%%

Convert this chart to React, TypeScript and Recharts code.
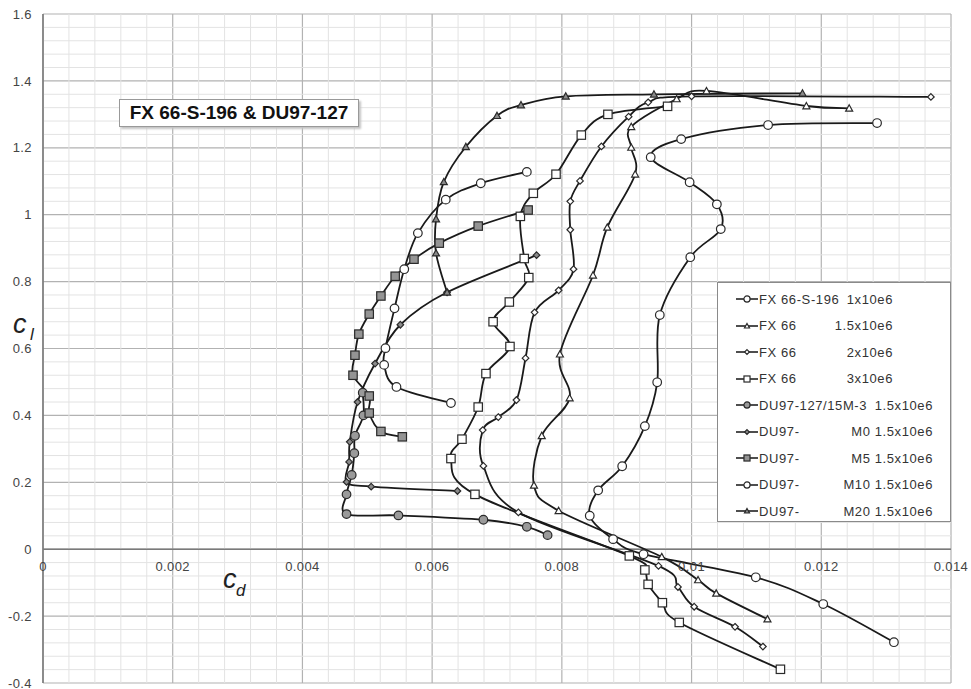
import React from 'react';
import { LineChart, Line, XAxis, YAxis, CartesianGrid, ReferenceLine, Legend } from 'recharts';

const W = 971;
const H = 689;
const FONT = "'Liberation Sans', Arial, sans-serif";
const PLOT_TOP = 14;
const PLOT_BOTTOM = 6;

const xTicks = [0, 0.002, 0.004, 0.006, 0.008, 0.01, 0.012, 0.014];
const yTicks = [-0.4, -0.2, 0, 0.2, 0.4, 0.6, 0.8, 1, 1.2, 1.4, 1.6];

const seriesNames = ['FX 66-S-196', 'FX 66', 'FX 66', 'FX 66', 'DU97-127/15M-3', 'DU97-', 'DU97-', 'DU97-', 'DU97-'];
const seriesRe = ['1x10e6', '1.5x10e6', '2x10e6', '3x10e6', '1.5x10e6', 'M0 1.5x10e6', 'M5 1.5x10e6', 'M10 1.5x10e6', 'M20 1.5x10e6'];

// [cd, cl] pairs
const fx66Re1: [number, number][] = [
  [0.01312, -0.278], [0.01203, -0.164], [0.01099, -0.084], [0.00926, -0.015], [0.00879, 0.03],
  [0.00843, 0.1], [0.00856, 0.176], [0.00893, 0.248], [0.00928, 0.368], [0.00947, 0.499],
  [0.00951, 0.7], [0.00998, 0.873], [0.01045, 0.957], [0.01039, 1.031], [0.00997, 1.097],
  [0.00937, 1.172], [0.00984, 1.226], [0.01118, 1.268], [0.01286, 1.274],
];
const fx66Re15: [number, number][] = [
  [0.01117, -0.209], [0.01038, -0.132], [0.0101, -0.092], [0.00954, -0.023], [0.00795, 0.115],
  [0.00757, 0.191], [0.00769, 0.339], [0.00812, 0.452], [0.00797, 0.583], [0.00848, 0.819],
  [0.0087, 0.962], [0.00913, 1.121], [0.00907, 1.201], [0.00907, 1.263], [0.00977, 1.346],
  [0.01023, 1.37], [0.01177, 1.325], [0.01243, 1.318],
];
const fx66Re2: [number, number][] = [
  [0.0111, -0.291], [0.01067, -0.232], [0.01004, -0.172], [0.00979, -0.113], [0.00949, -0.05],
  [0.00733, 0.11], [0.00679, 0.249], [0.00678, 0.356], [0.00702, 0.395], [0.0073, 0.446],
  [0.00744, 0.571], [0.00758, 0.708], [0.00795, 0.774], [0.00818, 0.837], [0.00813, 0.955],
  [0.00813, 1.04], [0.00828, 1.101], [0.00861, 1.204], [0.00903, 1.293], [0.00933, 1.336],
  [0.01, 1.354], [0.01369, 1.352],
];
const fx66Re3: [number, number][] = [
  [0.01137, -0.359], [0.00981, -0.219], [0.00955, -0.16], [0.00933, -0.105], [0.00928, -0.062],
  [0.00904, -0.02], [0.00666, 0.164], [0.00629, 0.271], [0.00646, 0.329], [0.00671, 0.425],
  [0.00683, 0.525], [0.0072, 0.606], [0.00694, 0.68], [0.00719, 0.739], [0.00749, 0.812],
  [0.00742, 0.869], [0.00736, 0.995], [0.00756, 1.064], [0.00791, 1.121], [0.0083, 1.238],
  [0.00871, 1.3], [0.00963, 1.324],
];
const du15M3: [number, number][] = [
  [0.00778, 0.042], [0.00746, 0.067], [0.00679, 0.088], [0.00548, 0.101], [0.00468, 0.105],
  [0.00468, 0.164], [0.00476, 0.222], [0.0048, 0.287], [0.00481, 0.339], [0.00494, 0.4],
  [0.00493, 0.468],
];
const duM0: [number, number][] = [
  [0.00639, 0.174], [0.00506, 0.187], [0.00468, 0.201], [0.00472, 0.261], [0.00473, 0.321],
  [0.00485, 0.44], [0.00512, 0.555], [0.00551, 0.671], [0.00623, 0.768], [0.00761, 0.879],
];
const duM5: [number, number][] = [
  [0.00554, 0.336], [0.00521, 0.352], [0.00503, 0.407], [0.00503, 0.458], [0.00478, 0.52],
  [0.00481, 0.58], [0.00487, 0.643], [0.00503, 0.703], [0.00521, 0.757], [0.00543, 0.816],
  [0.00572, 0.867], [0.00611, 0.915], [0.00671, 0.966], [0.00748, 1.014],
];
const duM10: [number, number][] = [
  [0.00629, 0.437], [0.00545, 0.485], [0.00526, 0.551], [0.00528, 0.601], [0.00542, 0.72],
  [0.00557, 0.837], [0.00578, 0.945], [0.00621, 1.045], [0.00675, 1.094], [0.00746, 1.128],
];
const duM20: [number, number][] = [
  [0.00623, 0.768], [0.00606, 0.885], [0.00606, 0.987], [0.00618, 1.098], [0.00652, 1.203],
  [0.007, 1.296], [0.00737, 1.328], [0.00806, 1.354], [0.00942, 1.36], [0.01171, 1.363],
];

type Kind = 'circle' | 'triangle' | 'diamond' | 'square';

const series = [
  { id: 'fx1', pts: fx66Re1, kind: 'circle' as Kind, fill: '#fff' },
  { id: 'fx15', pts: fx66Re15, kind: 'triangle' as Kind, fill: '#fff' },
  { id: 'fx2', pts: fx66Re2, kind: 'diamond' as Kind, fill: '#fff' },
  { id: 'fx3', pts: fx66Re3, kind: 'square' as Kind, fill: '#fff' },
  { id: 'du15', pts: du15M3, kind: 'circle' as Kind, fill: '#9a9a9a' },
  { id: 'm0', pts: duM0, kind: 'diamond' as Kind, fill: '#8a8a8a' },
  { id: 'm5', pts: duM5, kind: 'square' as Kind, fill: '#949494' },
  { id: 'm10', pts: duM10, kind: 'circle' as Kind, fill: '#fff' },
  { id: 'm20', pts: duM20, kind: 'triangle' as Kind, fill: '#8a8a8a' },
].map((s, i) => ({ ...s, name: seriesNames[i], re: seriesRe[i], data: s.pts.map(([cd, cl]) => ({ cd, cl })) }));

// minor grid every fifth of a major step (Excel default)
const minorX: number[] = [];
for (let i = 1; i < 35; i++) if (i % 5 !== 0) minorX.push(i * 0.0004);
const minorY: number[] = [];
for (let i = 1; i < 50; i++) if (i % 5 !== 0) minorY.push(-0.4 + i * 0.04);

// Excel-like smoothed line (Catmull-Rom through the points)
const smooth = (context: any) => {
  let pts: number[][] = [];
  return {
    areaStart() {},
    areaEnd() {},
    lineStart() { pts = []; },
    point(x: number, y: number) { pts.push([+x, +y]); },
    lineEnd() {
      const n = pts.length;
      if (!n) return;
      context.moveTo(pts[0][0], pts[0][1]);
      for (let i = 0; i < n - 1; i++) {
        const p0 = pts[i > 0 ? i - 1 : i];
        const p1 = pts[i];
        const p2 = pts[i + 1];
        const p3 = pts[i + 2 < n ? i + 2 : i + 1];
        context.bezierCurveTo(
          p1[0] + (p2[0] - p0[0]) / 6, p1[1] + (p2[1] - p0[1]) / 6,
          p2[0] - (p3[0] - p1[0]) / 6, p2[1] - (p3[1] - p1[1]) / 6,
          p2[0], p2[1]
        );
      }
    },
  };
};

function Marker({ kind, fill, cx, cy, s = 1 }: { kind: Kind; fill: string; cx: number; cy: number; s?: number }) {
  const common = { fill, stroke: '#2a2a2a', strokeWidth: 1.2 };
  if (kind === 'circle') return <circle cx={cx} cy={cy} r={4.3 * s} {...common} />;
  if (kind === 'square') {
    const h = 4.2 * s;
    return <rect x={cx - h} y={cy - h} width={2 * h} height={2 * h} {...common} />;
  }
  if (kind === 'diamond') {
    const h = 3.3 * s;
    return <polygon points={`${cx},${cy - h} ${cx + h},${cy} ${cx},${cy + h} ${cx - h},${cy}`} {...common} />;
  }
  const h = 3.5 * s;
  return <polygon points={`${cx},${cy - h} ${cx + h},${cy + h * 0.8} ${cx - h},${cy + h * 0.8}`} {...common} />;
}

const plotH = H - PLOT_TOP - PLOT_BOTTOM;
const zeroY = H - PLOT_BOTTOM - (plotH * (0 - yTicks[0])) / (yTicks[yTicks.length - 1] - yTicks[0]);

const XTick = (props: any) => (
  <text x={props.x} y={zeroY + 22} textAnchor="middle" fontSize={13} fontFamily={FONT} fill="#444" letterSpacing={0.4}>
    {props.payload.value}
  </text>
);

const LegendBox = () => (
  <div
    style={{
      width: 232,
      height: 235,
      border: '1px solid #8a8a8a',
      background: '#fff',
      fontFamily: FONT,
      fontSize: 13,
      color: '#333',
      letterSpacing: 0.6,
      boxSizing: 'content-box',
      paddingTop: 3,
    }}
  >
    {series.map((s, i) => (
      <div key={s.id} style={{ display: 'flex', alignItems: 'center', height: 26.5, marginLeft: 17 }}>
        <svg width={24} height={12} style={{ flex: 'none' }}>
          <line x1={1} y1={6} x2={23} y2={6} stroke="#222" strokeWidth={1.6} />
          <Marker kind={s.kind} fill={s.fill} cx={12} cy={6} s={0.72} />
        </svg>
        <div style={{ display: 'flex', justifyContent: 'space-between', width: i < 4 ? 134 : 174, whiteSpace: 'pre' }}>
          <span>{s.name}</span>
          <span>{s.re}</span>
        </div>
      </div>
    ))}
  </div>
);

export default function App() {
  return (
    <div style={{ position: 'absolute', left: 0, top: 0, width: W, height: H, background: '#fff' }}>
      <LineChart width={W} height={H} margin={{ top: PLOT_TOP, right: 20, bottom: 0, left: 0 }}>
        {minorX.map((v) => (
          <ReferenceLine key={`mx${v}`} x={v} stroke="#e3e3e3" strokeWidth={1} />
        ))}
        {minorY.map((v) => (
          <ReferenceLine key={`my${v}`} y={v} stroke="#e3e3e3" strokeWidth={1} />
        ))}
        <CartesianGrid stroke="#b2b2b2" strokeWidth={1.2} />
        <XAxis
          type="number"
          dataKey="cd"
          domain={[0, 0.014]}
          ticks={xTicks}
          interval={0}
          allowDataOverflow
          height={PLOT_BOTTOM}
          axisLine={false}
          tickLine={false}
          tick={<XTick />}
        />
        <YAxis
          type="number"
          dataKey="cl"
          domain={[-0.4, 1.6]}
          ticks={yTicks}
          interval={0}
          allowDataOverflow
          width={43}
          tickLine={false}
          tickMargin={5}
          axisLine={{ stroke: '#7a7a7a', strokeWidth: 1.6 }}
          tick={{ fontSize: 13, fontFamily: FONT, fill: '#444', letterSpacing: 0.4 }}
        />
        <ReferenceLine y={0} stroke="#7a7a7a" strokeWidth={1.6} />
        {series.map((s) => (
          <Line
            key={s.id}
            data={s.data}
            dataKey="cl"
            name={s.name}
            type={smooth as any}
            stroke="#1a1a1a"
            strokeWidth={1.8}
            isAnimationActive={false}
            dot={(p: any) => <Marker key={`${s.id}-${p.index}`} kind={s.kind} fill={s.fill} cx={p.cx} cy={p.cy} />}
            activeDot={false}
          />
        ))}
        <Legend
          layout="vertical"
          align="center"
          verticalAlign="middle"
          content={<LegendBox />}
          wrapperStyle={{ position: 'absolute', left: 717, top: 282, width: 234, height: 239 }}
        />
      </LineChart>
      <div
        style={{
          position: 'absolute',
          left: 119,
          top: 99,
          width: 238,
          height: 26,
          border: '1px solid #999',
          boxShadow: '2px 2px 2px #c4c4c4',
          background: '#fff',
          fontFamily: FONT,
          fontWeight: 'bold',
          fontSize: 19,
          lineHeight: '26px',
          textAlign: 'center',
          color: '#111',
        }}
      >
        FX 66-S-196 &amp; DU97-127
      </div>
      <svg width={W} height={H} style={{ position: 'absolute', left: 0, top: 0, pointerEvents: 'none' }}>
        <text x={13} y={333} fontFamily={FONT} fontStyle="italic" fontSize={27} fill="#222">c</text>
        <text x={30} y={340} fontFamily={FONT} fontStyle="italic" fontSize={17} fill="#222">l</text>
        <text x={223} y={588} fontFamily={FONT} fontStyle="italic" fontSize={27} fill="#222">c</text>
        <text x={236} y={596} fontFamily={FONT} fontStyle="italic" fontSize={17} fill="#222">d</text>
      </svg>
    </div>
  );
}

%%

§ **Exercise directions**:
Using the listing above, pick out each line that contains the word "React", then copy it.

§ **Exercise result**:
Convert this chart to React, TypeScript and Recharts code.
import React from 'react';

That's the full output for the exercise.